— Begin —

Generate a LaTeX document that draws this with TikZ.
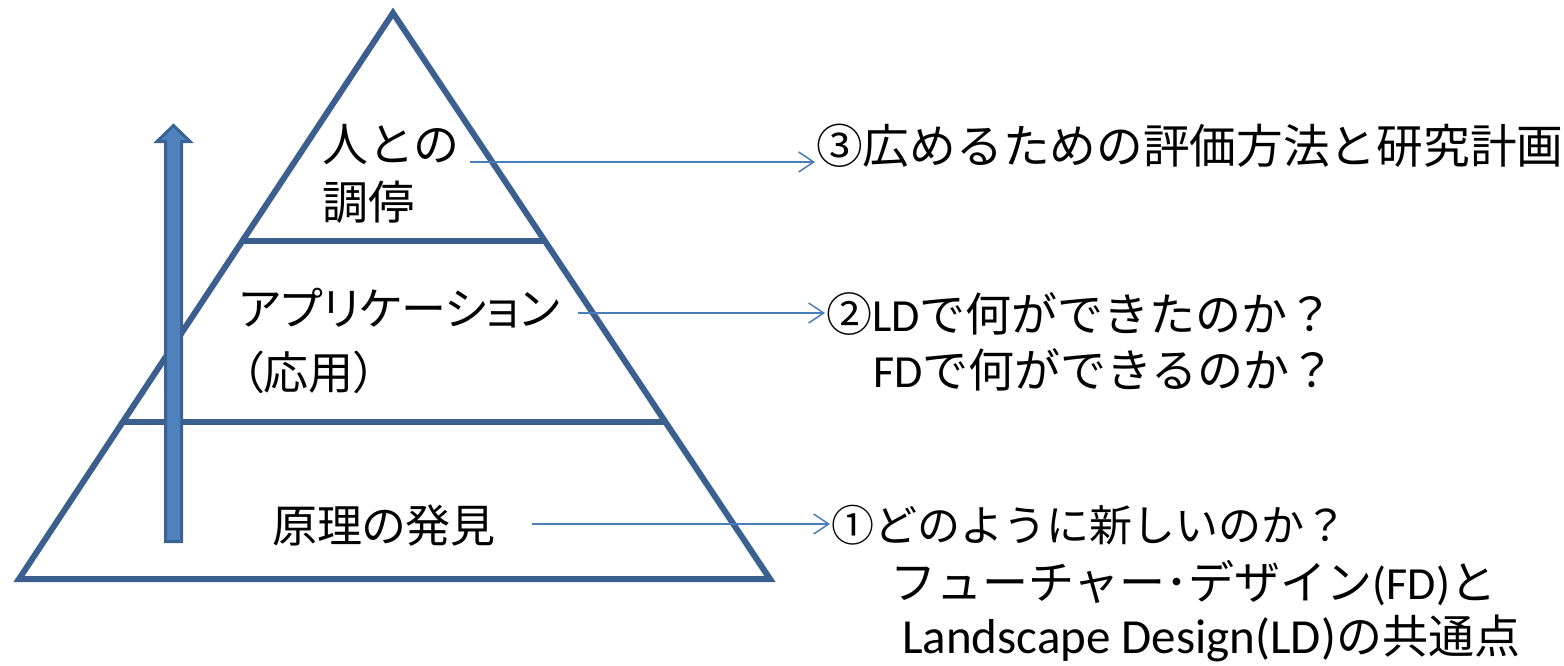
\documentclass[tikz,border=0pt]{standalone}
\usepackage{fontspec}
\setmainfont{Noto Sans CJK JP}
\newfontfamily\jpp[RawFeature=+palt]{Noto Sans CJK JP}
\newfontfamily\lat{Carlito}
\usetikzlibrary{arrows.meta,calc}
\definecolor{pyrc}{HTML}{3B5F8F}
\definecolor{connc}{HTML}{4A7EBB}
\definecolor{upfill}{HTML}{4F81BD}
\definecolor{upline}{HTML}{3A6294}
\begin{document}
\begin{tikzpicture}[x=1pt,y=-1pt,
  lbl/.style={anchor=base west, inner sep=0pt, font=\fontsize{46}{52}\selectfont},
  lblp/.style={lbl, font=\fontsize{45}{52}\jpp},
  conn/.style={draw=connc, line width=1.5pt, -{Straight Barb[length=15pt,width=20pt,line width=1.5pt]}},
  pyr/.style={draw=pyrc, line width=6pt, line join=miter, miter limit=20}]
\useasboundingbox (0,0) rectangle (1564,665);
% pyramid
\coordinate (apex) at (393,13);
\coordinate (bl) at (19,579);
\coordinate (br) at (770,579);
\draw[pyr] (apex) -- (bl) -- (br) -- cycle;
\draw[pyr] ($(apex)!0.4028!(bl)$) -- ($(apex)!0.4028!(br)$);
\draw[pyr] ($(apex)!0.7226!(bl)$) -- ($(apex)!0.7226!(br)$);
% upward arrow
\draw[upline, fill=upfill, line width=3pt, line join=miter]
  (165.5,541.5) -- (165.5,141.5) -- (157,141.5) -- (173.5,125.5) -- (190,141.5) -- (181.5,141.5) -- (181.5,541.5) -- cycle;
% left labels
\node[lbl]  (a1) at (322,161) {人との};
\node[lbl]  (a2) at (322,219) {調停};
\node[lblp] (b1) at (239,325) {アプリケーション};
\node[lblp] (b2) at (241,389) {（応用）};
\node[lblp] (c1) at (272,542) {原理の発見};
% right labels
\node[lbl, font=\fontsize{46.7}{52}\selectfont] (r3) at (816,163) {③広めるための評価方法と研究計画};
\node[lbl] (r2a) at (826,331) {②{\lat LD}で何ができたのか？};
\node[lbl] (r2b) at (873,387) {{\lat FD}で何ができるのか？};
\node[lbl, font=\fontsize{43}{52}\selectfont] (r1a) at (831,541) {①どのように新しいのか？};
\node[lbl] (r1b) at (890,599) {フューチャー･デザイン{\lat (FD)}と};
\node[lbl] (r1c) at (902,653) {{\lat\fontsize{49}{52}\selectfont Landscape Design(LD)}の共通点};
% connectors
\coordinate (s3) at (470,162);
\coordinate (s2) at (578,313);
\coordinate (s1) at (532,524);
\draw[conn] (s3) -- ([xshift=-1pt]s3 -| r3.west);
\draw[conn] (s2) -- ([xshift=-1pt]s2 -| r2a.west);
\draw[conn] (s1) -- ([xshift=-1pt]s1 -| r1a.west);
\end{tikzpicture}
\end{document}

— End —

### The problem:
Your task is to reproduce all of the material exactly. The pictures stay out.

### Result for this task:
Generate a LaTeX document that draws this with TikZ.
\documentclass[tikz,border=0pt]{standalone}
\usepackage{fontspec}
\setmainfont{Noto Sans CJK JP}
\newfontfamily\jpp[RawFeature=+palt]{Noto Sans CJK JP}
\newfontfamily\lat{Carlito}
\usetikzlibrary{arrows.meta,calc}
\definecolor{pyrc}{HTML}{3B5F8F}
\definecolor{connc}{HTML}{4A7EBB}
\definecolor{upfill}{HTML}{4F81BD}
\definecolor{upline}{HTML}{3A6294}
\begin{document}
\begin{tikzpicture}[x=1pt,y=-1pt,
  lbl/.style={anchor=base west, inner sep=0pt, font=\fontsize{46}{52}\selectfont},
  lblp/.style={lbl, font=\fontsize{45}{52}\jpp},
  conn/.style={draw=connc, line width=1.5pt, -{Straight Barb[length=15pt,width=20pt,line width=1.5pt]}},
  pyr/.style={draw=pyrc, line width=6pt, line join=miter, miter limit=20}]
\useasboundingbox (0,0) rectangle (1564,665);
% pyramid
\coordinate (apex) at (393,13);
\coordinate (bl) at (19,579);
\coordinate (br) at (770,579);
\draw[pyr] (apex) -- (bl) -- (br) -- cycle;
\draw[pyr] ($(apex)!0.4028!(bl)$) -- ($(apex)!0.4028!(br)$);
\draw[pyr] ($(apex)!0.7226!(bl)$) -- ($(apex)!0.7226!(br)$);
% upward arrow
\draw[upline, fill=upfill, line width=3pt, line join=miter]
  (165.5,541.5) -- (165.5,141.5) -- (157,141.5) -- (173.5,125.5) -- (190,141.5) -- (181.5,141.5) -- (181.5,541.5) -- cycle;
% left labels
\node[lbl]  (a1) at (322,161) {人との};
\node[lbl]  (a2) at (322,219) {調停};
\node[lblp] (b1) at (239,325) {アプリケーション};
\node[lblp] (b2) at (241,389) {（応用）};
\node[lblp] (c1) at (272,542) {原理の発見};
% right labels
\node[lbl, font=\fontsize{46.7}{52}\selectfont] (r3) at (816,163) {③広めるための評価方法と研究計画};
\node[lbl] (r2a) at (826,331) {②{\lat LD}で何ができたのか？};
\node[lbl] (r2b) at (873,387) {{\lat FD}で何ができるのか？};
\node[lbl, font=\fontsize{43}{52}\selectfont] (r1a) at (831,541) {①どのように新しいのか？};
\node[lbl] (r1b) at (890,599) {フューチャー･デザイン{\lat (FD)}と};
\node[lbl] (r1c) at (902,653) {{\lat\fontsize{49}{52}\selectfont Landscape Design(LD)}の共通点};
% connectors
\coordinate (s3) at (470,162);
\coordinate (s2) at (578,313);
\coordinate (s1) at (532,524);
\draw[conn] (s3) -- ([xshift=-1pt]s3 -| r3.west);
\draw[conn] (s2) -- ([xshift=-1pt]s2 -| r2a.west);
\draw[conn] (s1) -- ([xshift=-1pt]s1 -| r1a.west);
\end{tikzpicture}
\end{document}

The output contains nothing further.